Change is coming. In the EU, the General Data Protection Regulation – GDPR – overhauls a continent’s worth of rules around a clear principle that the only person who can ever own an individual’s data is that individual. Olejnik describes the law as a “good starter”, but notes that even it will still need to be “reviewed and updated on a regular basis”.
Stallman wants to go one step further. “I recommend a law prohibiting any system that collects data,” he says, “no matter who runs it, whether it’s a company, some non-profit organisation, or a public agency, whatever, that they are not allowed to collect data unless they can justify it as absolutely necessary for the function to be done.”

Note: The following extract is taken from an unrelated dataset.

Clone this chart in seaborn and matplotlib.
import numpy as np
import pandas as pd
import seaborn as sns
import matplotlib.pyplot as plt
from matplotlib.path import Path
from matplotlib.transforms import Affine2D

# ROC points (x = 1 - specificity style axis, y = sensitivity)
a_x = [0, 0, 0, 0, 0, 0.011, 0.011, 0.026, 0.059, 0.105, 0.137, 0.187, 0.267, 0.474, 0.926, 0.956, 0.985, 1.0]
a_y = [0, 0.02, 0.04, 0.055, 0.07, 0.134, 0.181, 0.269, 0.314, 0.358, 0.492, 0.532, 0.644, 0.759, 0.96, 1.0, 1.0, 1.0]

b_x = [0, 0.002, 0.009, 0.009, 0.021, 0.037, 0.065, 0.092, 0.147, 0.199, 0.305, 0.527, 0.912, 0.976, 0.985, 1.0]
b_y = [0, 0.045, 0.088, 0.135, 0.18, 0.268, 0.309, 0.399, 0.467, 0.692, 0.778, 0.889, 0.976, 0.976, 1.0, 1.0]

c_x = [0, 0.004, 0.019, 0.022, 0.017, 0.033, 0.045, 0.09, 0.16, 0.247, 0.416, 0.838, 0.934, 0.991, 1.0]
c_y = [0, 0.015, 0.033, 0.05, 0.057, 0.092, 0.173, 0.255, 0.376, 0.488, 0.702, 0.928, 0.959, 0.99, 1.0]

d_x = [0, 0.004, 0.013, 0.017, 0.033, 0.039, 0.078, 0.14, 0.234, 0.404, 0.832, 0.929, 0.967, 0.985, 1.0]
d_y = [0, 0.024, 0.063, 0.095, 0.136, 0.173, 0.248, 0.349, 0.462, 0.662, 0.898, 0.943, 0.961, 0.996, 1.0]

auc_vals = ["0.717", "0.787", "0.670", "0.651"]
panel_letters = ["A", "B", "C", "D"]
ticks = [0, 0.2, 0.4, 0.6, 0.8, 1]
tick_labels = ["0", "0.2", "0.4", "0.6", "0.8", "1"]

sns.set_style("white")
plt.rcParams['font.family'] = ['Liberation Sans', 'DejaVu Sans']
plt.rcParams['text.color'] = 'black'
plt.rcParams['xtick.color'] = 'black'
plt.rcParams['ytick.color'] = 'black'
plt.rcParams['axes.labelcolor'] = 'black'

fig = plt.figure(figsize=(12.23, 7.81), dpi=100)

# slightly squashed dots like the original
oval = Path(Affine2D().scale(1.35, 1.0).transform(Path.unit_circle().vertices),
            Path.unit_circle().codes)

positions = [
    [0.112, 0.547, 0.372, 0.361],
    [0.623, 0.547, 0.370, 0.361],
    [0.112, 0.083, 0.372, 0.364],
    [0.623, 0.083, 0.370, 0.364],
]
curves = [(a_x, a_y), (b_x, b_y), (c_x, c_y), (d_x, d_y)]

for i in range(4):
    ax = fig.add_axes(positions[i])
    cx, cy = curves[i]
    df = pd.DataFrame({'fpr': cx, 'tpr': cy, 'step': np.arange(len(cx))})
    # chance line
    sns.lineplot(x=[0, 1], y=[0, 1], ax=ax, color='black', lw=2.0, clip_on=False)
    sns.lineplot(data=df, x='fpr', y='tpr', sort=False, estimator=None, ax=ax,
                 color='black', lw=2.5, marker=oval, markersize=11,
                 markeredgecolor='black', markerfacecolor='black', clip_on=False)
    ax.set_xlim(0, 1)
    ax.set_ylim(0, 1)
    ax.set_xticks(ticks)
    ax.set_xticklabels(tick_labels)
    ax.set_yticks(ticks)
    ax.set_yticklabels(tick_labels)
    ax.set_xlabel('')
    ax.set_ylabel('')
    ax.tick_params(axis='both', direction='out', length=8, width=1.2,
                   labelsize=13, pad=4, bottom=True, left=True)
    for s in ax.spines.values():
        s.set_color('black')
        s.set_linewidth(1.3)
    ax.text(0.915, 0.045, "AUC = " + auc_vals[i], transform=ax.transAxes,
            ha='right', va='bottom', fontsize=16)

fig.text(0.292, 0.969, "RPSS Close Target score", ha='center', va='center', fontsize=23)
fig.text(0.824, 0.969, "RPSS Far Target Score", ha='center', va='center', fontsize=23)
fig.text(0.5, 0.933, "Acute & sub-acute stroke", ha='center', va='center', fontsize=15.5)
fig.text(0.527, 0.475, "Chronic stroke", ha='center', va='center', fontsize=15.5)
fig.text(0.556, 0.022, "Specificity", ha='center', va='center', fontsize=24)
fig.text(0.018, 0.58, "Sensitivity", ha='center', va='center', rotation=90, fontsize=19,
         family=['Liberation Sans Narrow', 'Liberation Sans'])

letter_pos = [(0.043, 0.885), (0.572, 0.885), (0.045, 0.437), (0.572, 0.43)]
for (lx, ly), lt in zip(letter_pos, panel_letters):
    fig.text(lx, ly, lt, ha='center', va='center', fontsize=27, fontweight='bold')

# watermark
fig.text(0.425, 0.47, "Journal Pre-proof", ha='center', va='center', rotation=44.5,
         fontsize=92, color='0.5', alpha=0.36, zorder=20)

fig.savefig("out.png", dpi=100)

It would be a huge step, and one that is unlikely to come without a radical change in how the public views mass data collection. But he has hope, and rejects the label of a Cassandra, doomed with accurate predictions that will always be ignored.
“I don’t know the future, because the future depends on you, so I’m going to try my damn best,” he says. “I’m a pessimist by nature. But just because things look dim, is no reason to give up. And that’s what I’ve been saying for many, many years.”